Outsourcing, Delegation, and Letting Go of the Martyr Narrative

by Claire L. Brady, EdD

This is the next installment of Protecting What Powers the Work blog series that reflects on the small, often invisible choices that help sustain leadership, family life, and the work we care deeply about.

When I was promoted into higher leadership roles, something subtle but powerful happened. The scope of my responsibility expanded—and so did the invisible work. Not just decision-making, but absorbing complexity. Translating across silos. Holding tension. Being the steady presence when things were messy, emotional, or unresolved.

At first, I responded the way many of us do in higher education: I carried more.

I told myself it was temporary. I told myself I was being helpful. I told myself I was modeling commitment. And when something needed to get done, my instinct was often, “I’ll just do it.”

It felt efficient. It felt responsible. It also quietly taught everyone—including me—that my capacity was limitless.

Higher education has a persistent, unspoken story about leadership: the best leaders are the ones who step in, stay late, smooth things over, and absorb what doesn’t fit neatly into anyone else’s role. We don’t call it martyrdom. We call it being student-centered, responsive, or mission-driven.

But over time, that culture of overfunctioning extracts a cost.

As I moved into more senior roles, the emotional labor multiplied. Holding institutional memory. Managing other people’s stress. Buffering teams from pressure above them. Being the calm center when things felt uncertain or high-stakes. None of this showed up in my job description. All of it took energy.

And because I could do it, I often did. That’s the trap.

Why “I’ll Just Do It” Is a Leadership Risk

“I’ll just do it” is often framed as efficiency. In reality, it’s frequently a signal that systems are underdeveloped, roles are unclear, or expectations have quietly drifted beyond what’s sustainable.

When leaders consistently step in to absorb friction, three things happen:

  • Capacity becomes distorted. Others never fully grow because they’re never fully trusted.

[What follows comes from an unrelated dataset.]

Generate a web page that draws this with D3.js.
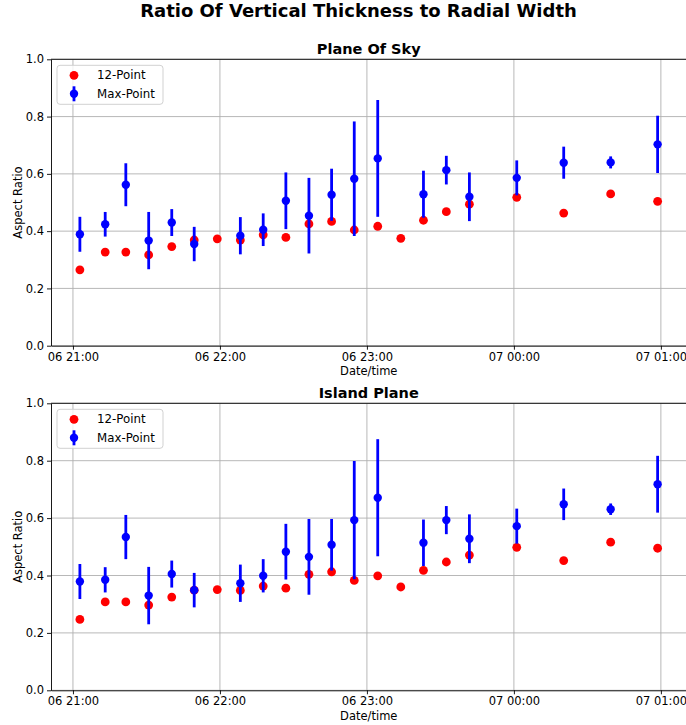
<!DOCTYPE html>
<html>
<head>
<meta charset="utf-8">
<script src="https://cdn.jsdelivr.net/npm/d3@7"></script>
<style>
	html, body { margin: 0; padding: 0; background: #fff; }
	svg { display: block; font-family: "DejaVu Sans", sans-serif; }
</style>
</head>
<body>
<svg id="chart" width="686" height="725"></svg>
<script>
"use strict";

// observation times (day 06 evening to day 07 early morning)
var times = ["06 21:02:50", "06 21:13:10", "06 21:21:35", "06 21:30:55", "06 21:40:20", "06 21:49:30",
	"06 21:58:55", "06 22:08:20", "06 22:17:40", "06 22:26:55", "06 22:36:20", "06 22:45:35",
	"06 22:54:50", "06 23:04:25", "06 23:13:50", "06 23:23:05", "06 23:32:25", "06 23:41:50",
	"07 00:01:10", "07 00:20:20", "07 00:39:30", "07 00:58:40"];

// Plane Of Sky
var skyTwelve = [0.265, 0.327, 0.327, 0.317, 0.346, 0.369, 0.373, 0.369, 0.387, 0.378, 0.425,
	0.434, 0.404, 0.417, 0.375, 0.438, 0.468, 0.494, 0.518, 0.463, 0.530, 0.504];
var skyMax = [0.389, 0.424, 0.562, 0.367, 0.430, 0.355, null, 0.384, 0.405, 0.506, 0.454,
	0.527, 0.583, 0.654, null, 0.529, 0.613, 0.520, 0.586, 0.639, 0.640, 0.703];
var skyErr = [0.061, 0.043, 0.075, 0.100, 0.047, 0.060, null, 0.065, 0.057, 0.099, 0.132,
	0.091, 0.200, 0.204, null, 0.082, 0.050, 0.085, 0.061, 0.056, 0.021, 0.100];

// Island Plane
var islandTwelve = [0.247, 0.308, 0.308, 0.297, 0.325, 0.349, 0.351, 0.348, 0.363, 0.356, 0.404,
	0.413, 0.383, 0.399, 0.360, 0.418, 0.447, 0.471, 0.498, 0.452, 0.516, 0.495];
var islandMax = [0.379, 0.385, 0.534, 0.330, 0.405, 0.349, null, 0.373, 0.399, 0.483, 0.465,
	0.507, 0.593, 0.671, null, 0.514, 0.593, 0.528, 0.572, 0.648, 0.631, 0.718];
var islandErr = [0.061, 0.044, 0.077, 0.100, 0.047, 0.060, null, 0.065, 0.058, 0.097, 0.132,
	0.090, 0.206, 0.204, null, 0.081, 0.049, 0.085, 0.061, 0.055, 0.020, 0.099];

var yTicks = [0, 0.2, 0.4, 0.6, 0.8, 1.0];
var seriesNames = ["12-Point", "Max-Point"];

var parseTime = d3.timeParse("%Y-%m-%d %H:%M:%S"),
	dates = times.map(function (t) {
		return parseTime("2020-01-" + t.slice(0, 2) + " " + t.slice(3));
	}),
	svg = d3.select("#chart"),
	plotLeft = 51,
	plotRight = 686.5,
	fontSize = "11.5px";

/**
 * Matplotlib style x domain: data extent plus a 5% margin each side
 */
var extent = d3.extent(dates),
	pad = (extent[1] - extent[0]) * 0.05,
	x = d3.scaleTime()
		.domain([new Date(+extent[0] - pad), new Date(+extent[1] + pad)])
		.range([plotLeft, plotRight]);

svg.append("text")
	.attr("x", 358.5)
	.attr("y", 17)
	.attr("text-anchor", "middle")
	.attr("font-size", "18px")
	.attr("font-weight", "bold")
	.text("Ratio Of Vertical Thickness to Radial Width");

/**
 * Draw one panel
 * @param  {Number} top     top of plot area
 * @param  {Number} bottom  bottom of plot area
 * @param  {String} title   panel title
 * @param  {Array}  twelve  12-point values
 * @param  {Array}  maxVals max-point values
 * @param  {Array}  errs    error half widths
 * @return {Void}
 */
var drawPanel = function (top, bottom, title, twelve, maxVals, errs) {
	var y = d3.scaleLinear().domain([0, 1]).range([bottom, top]),
		g = svg.append("g"),
		hourTicks = x.ticks(d3.timeHour.every(1));

	// grid
	g.append("g").selectAll("line.vg")
		.data(hourTicks)
		.join("line")
		.attr("x1", function (d) { return x(d); })
		.attr("x2", function (d) { return x(d); })
		.attr("y1", top)
		.attr("y2", bottom)
		.attr("stroke", "#b0b0b0")
		.attr("stroke-width", 0.9);

	g.append("g").selectAll("line.hg")
		.data(yTicks)
		.join("line")
		.attr("x1", plotLeft)
		.attr("x2", plotRight)
		.attr("y1", function (d) { return y(d); })
		.attr("y2", function (d) { return y(d); })
		.attr("stroke", "#b0b0b0")
		.attr("stroke-width", 0.9);

	// axes
	var xAxis = g.append("g")
		.attr("transform", "translate(0," + bottom + ")")
		.call(d3.axisBottom(x).tickValues(hourTicks).tickFormat(d3.timeFormat("%d %H:%M"))
			.tickSize(4).tickPadding(3).tickSizeOuter(0));
	var yAxis = g.append("g")
		.attr("transform", "translate(" + plotLeft + ",0)")
		.call(d3.axisLeft(y).tickValues(yTicks).tickFormat(d3.format(".1f"))
			.tickSize(4).tickPadding(3).tickSizeOuter(0));

	[xAxis, yAxis].forEach(function (a) {
		a.selectAll("text")
			.attr("font-family", "DejaVu Sans")
			.attr("font-size", fontSize)
			.attr("fill", "#000");
		a.selectAll("line").attr("stroke", "#000").attr("stroke-width", 0.9);
		a.select(".domain").attr("stroke", "#000").attr("stroke-width", 0.9);
	});

	g.append("line")
		.attr("x1", plotLeft).attr("x2", plotRight)
		.attr("y1", top).attr("y2", top)
		.attr("stroke", "#000").attr("stroke-width", 0.9);

	// titles
	g.append("text")
		.attr("x", (plotLeft + plotRight) / 2)
		.attr("y", top - 5)
		.attr("text-anchor", "middle")
		.attr("font-size", "14.5px")
		.attr("font-weight", "bold")
		.text(title);

	g.append("text")
		.attr("x", (plotLeft + plotRight) / 2)
		.attr("y", bottom + 29.5)
		.attr("text-anchor", "middle")
		.attr("font-size", fontSize)
		.text("Date/time");

	g.append("text")
		.attr("transform", "translate(21.5," + (top + bottom) / 2 + ") rotate(-90)")
		.attr("text-anchor", "middle")
		.attr("font-size", fontSize)
		.text("Aspect Ratio");

	// 12-point scatter
	g.append("g").selectAll("circle")
		.data(twelve)
		.join("circle")
		.attr("cx", function (d, i) { return x(dates[i]); })
		.attr("cy", function (d) { return y(d); })
		.attr("r", 4.4)
		.attr("fill", "#ff0000");

	// max-point with error bars
	var maxData = maxVals.map(function (v, i) {
		return { date: dates[i], v: v, e: errs[i] };
	}).filter(function (d) { return d.v !== null; });

	var eb = g.append("g");
	eb.selectAll("line")
		.data(maxData)
		.join("line")
		.attr("x1", function (d) { return x(d.date); })
		.attr("x2", function (d) { return x(d.date); })
		.attr("y1", function (d) { return y(d.v - d.e); })
		.attr("y2", function (d) { return y(d.v + d.e); })
		.attr("stroke", "#0000ff")
		.attr("stroke-width", 2.8);
	eb.selectAll("circle")
		.data(maxData)
		.join("circle")
		.attr("cx", function (d) { return x(d.date); })
		.attr("cy", function (d) { return y(d.v); })
		.attr("r", 4.2)
		.attr("fill", "#0000ff");

	// legend
	var lg = g.append("g").attr("transform", "translate(" + (plotLeft + 6) + "," + (top + 6) + ")");
	lg.append("rect")
		.attr("width", 106).attr("height", 39).attr("rx", 3)
		.attr("fill", "#fff").attr("fill-opacity", 0.8)
		.attr("stroke", "#cccccc").attr("stroke-width", 0.9);
	lg.append("circle").attr("cx", 17).attr("cy", 10).attr("r", 4.4).attr("fill", "#ff0000");
	lg.append("line").attr("x1", 17).attr("x2", 17).attr("y1", 21).attr("y2", 36)
		.attr("stroke", "#0000ff").attr("stroke-width", 2.8);
	lg.append("circle").attr("cx", 17).attr("cy", 28.5).attr("r", 4.2).attr("fill", "#0000ff");
	lg.selectAll("text")
		.data(seriesNames)
		.join("text")
		.attr("x", 40)
		.attr("y", function (d, i) { return 14 + i * 18.5; })
		.attr("font-size", "11.8px")
		.text(function (d) { return d; });
};

drawPanel(59.3, 345.7, "Plane Of Sky", skyTwelve, skyMax, skyErr);
drawPanel(403.3, 690.3, "Island Plane", islandTwelve, islandMax, islandErr);
</script>
</body>
</html>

  • Burnout becomes normalized. Exhaustion is seen as part of the job, not a warning sign.

  • Systems stop evolving. Workarounds replace real solutions.

Over time, this doesn’t just affect individual leaders—it shapes culture.

Letting Go Without Losing What Matters

What I’ve learned—sometimes the hard way—is that letting go doesn’t mean you care less. It means you’re making intentional choices about where your best energy belongs.

A few actionable ways to start:

1. Audit your overfunctioning.

Ask: What am I doing because it feels faster or safer—not because it’s the best use of my role?

2. Name emotional labor as real labor.

Just because it’s invisible doesn’t mean it’s unlimited.

3. Delegate outcomes, not just tasks.

True delegation includes clarity, authority, and trust—not micromanagement from a distance.

4. Use outsourcing strategically.

Outsourcing—at work or at home—isn’t indulgent. It’s structural support that protects cognitive and emotional bandwidth.

5. Model sustainability out loud.

Teams learn what’s acceptable by watching leaders set boundaries and let go without apology.

A Different Leadership Story

Protecting what powers the work means rejecting the idea that leadership requires constant self-sacrifice. It means understanding that emotional labor, unmanaged, will quietly drain even the most committed professionals.

When leaders stop absorbing everything, systems improve. When leaders let go, others step up. When leaders protect their energy, they make room for the work that actually requires their leadership.

Letting go isn’t a failure. It’s a practice of sustainable leadership—and one our field urgently needs.